The prosecution’s case rested on the testimony of several witnesses who had heard Gebhardt talking about his role in the murder. And of the half-dozen men who testified against him, five were criminals serving jail time. In fact, the witnesses included a white supremacist, a meth dealer and a pedophile. However, none of them appears to have been offered reduced sentences in exchange for their testimonies.
Nonetheless, their insalubrious backgrounds allowed Gebhardt’s defense to argue that he was the victim of opportunistic scheming by a motley crew of criminals. They also pointed out that the evidence recovered from his property was circumstantial and far from conclusive. In the end, the final verdict was delivered by a 12-person jury consisting of 10 white and two African-American members.
Gebhardt was accused of malice murder, felony murder, concealing the death of another, aggravated battery and aggravated assault. He was found guilty on all counts and sentenced to life in prison plus 30 years. Moore subsequently pleaded guilty to voluntary manslaughter and concealing the death of another. He was sentenced to 20 years in prison plus 10 years of probation.
Meanwhile, the other three suspects who were arrested with Gebhardt and Moore are currently awaiting trial for different crimes. Sandra and Lamar Bunn have been charged with obstruction of justice. Huffman has been charged with obstruction of justice and violation of oath of office. Lamar Bunn is currently suspended from his role as a police officer. Huffman lost his job as a correctional officer.
It is very unusual for a cold case to be solved. According to a 2011 study by the Department of Justice, just one in 20 ever lead to an arrest.

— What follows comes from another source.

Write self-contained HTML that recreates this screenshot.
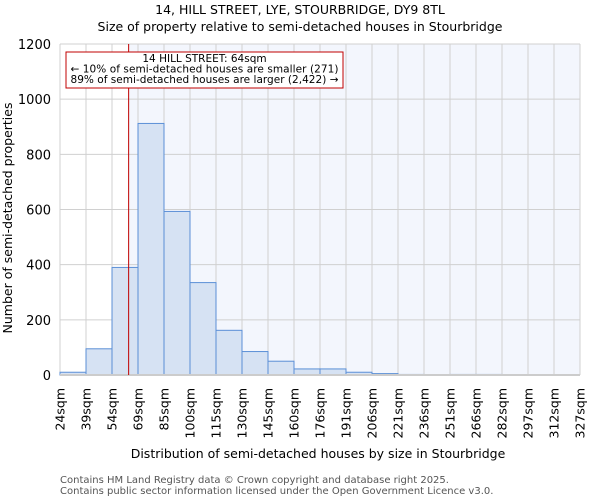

And just one in a hundred conclude with a conviction. The incarceration of Gebhardt and Moore was an unexpected outcome, and it goes some way to equalize a past injustice. But does it go far enough?
“The moment is definitely bittersweet,” said Heather to The History Channel. “The moment is sweet: that we finally got a verdict, someone was finally even arrested – better yet, someone is going to spend the rest of their life in prison. But it’s bitter because my grandparents are not there to see it.”
“‘Justice’ would have come 34 years ago,” she said. “The people who are accused of doing this were able to live their lives, have kids, have grandkids, see the joys of that. And that’s something Timothy never got the chance to do.”